GIVEN INFORMATION:
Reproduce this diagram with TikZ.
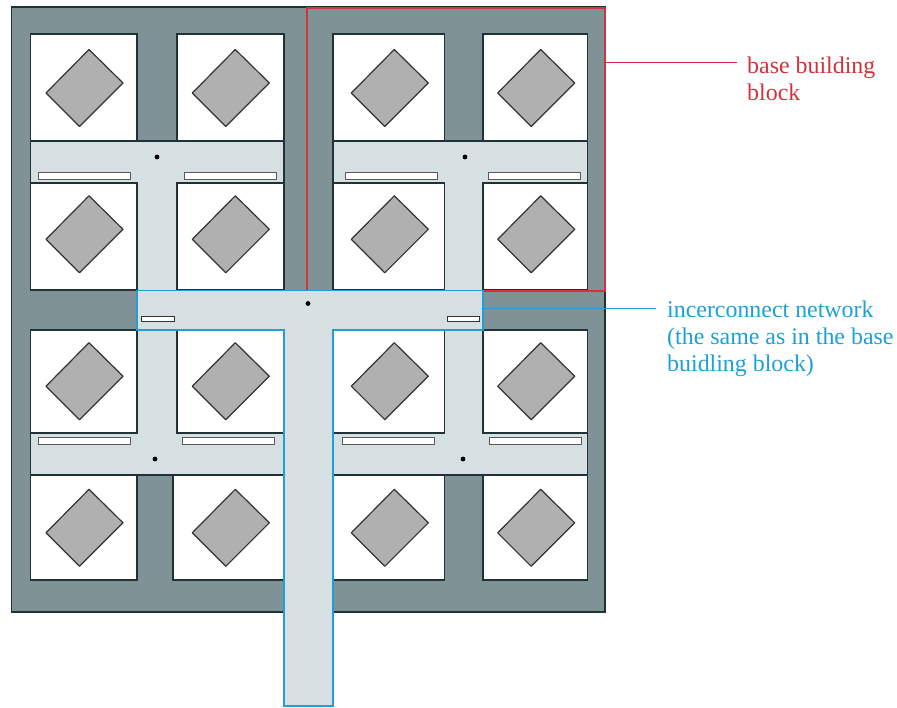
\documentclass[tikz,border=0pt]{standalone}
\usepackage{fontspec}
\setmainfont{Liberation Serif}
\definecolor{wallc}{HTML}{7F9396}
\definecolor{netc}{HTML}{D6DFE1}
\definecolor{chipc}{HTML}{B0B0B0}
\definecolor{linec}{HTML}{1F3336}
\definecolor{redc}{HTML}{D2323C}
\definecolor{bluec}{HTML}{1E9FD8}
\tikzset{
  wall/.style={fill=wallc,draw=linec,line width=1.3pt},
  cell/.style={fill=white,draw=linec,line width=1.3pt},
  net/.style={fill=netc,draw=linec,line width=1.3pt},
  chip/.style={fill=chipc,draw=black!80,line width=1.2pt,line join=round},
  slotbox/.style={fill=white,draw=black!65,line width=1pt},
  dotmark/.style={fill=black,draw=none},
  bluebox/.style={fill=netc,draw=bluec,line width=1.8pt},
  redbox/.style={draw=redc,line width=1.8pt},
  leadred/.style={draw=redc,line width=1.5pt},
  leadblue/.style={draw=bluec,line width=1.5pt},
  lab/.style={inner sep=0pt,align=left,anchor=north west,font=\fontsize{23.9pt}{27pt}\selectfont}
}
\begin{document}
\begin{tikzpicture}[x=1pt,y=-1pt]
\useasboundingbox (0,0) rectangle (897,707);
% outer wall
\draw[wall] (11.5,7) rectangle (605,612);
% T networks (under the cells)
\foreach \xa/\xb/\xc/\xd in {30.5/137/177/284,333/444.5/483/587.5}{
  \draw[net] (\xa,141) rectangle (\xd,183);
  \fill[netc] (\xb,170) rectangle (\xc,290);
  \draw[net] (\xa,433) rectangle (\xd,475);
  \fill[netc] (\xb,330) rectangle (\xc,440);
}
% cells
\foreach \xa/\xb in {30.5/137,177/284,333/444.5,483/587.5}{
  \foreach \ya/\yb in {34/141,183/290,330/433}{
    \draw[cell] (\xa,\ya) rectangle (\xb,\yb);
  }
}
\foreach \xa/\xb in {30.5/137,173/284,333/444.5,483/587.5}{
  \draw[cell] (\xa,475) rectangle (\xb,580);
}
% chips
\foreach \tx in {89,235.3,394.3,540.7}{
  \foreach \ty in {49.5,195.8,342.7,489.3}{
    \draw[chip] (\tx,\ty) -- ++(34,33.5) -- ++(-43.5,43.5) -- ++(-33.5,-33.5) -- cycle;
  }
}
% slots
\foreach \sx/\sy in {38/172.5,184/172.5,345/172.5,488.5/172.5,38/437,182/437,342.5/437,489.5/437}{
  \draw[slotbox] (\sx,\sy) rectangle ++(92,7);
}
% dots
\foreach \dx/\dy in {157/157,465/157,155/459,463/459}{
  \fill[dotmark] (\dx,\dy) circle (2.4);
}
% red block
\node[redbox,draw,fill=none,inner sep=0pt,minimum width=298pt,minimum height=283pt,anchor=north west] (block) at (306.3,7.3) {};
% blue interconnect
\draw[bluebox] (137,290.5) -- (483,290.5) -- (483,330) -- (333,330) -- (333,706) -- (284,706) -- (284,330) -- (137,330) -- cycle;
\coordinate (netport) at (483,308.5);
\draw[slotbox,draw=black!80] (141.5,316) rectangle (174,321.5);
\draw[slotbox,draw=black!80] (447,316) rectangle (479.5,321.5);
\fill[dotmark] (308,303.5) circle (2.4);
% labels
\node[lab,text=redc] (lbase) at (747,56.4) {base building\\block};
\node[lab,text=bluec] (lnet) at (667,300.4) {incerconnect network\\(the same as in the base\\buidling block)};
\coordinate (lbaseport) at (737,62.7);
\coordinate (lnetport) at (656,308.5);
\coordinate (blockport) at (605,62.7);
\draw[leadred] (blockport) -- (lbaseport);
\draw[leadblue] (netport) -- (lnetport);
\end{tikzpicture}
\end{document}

REQUEST:
Keep every word of the data as it is when you write it out, but drop the pictures.

RESULT FOR THIS EXERCISE:
Reproduce this diagram with TikZ.
\documentclass[tikz,border=0pt]{standalone}
\usepackage{fontspec}
\setmainfont{Liberation Serif}
\definecolor{wallc}{HTML}{7F9396}
\definecolor{netc}{HTML}{D6DFE1}
\definecolor{chipc}{HTML}{B0B0B0}
\definecolor{linec}{HTML}{1F3336}
\definecolor{redc}{HTML}{D2323C}
\definecolor{bluec}{HTML}{1E9FD8}
\tikzset{
  wall/.style={fill=wallc,draw=linec,line width=1.3pt},
  cell/.style={fill=white,draw=linec,line width=1.3pt},
  net/.style={fill=netc,draw=linec,line width=1.3pt},
  chip/.style={fill=chipc,draw=black!80,line width=1.2pt,line join=round},
  slotbox/.style={fill=white,draw=black!65,line width=1pt},
  dotmark/.style={fill=black,draw=none},
  bluebox/.style={fill=netc,draw=bluec,line width=1.8pt},
  redbox/.style={draw=redc,line width=1.8pt},
  leadred/.style={draw=redc,line width=1.5pt},
  leadblue/.style={draw=bluec,line width=1.5pt},
  lab/.style={inner sep=0pt,align=left,anchor=north west,font=\fontsize{23.9pt}{27pt}\selectfont}
}
\begin{document}
\begin{tikzpicture}[x=1pt,y=-1pt]
\useasboundingbox (0,0) rectangle (897,707);
% outer wall
\draw[wall] (11.5,7) rectangle (605,612);
% T networks (under the cells)
\foreach \xa/\xb/\xc/\xd in {30.5/137/177/284,333/444.5/483/587.5}{
  \draw[net] (\xa,141) rectangle (\xd,183);
  \fill[netc] (\xb,170) rectangle (\xc,290);
  \draw[net] (\xa,433) rectangle (\xd,475);
  \fill[netc] (\xb,330) rectangle (\xc,440);
}
% cells
\foreach \xa/\xb in {30.5/137,177/284,333/444.5,483/587.5}{
  \foreach \ya/\yb in {34/141,183/290,330/433}{
    \draw[cell] (\xa,\ya) rectangle (\xb,\yb);
  }
}
\foreach \xa/\xb in {30.5/137,173/284,333/444.5,483/587.5}{
  \draw[cell] (\xa,475) rectangle (\xb,580);
}
% chips
\foreach \tx in {89,235.3,394.3,540.7}{
  \foreach \ty in {49.5,195.8,342.7,489.3}{
    \draw[chip] (\tx,\ty) -- ++(34,33.5) -- ++(-43.5,43.5) -- ++(-33.5,-33.5) -- cycle;
  }
}
% slots
\foreach \sx/\sy in {38/172.5,184/172.5,345/172.5,488.5/172.5,38/437,182/437,342.5/437,489.5/437}{
  \draw[slotbox] (\sx,\sy) rectangle ++(92,7);
}
% dots
\foreach \dx/\dy in {157/157,465/157,155/459,463/459}{
  \fill[dotmark] (\dx,\dy) circle (2.4);
}
% red block
\node[redbox,draw,fill=none,inner sep=0pt,minimum width=298pt,minimum height=283pt,anchor=north west] (block) at (306.3,7.3) {};
% blue interconnect
\draw[bluebox] (137,290.5) -- (483,290.5) -- (483,330) -- (333,330) -- (333,706) -- (284,706) -- (284,330) -- (137,330) -- cycle;
\coordinate (netport) at (483,308.5);
\draw[slotbox,draw=black!80] (141.5,316) rectangle (174,321.5);
\draw[slotbox,draw=black!80] (447,316) rectangle (479.5,321.5);
\fill[dotmark] (308,303.5) circle (2.4);
% labels
\node[lab,text=redc] (lbase) at (747,56.4) {base building\\block};
\node[lab,text=bluec] (lnet) at (667,300.4) {incerconnect network\\(the same as in the base\\buidling block)};
\coordinate (lbaseport) at (737,62.7);
\coordinate (lnetport) at (656,308.5);
\coordinate (blockport) at (605,62.7);
\draw[leadred] (blockport) -- (lbaseport);
\draw[leadblue] (netport) -- (lnetport);
\end{tikzpicture}
\end{document}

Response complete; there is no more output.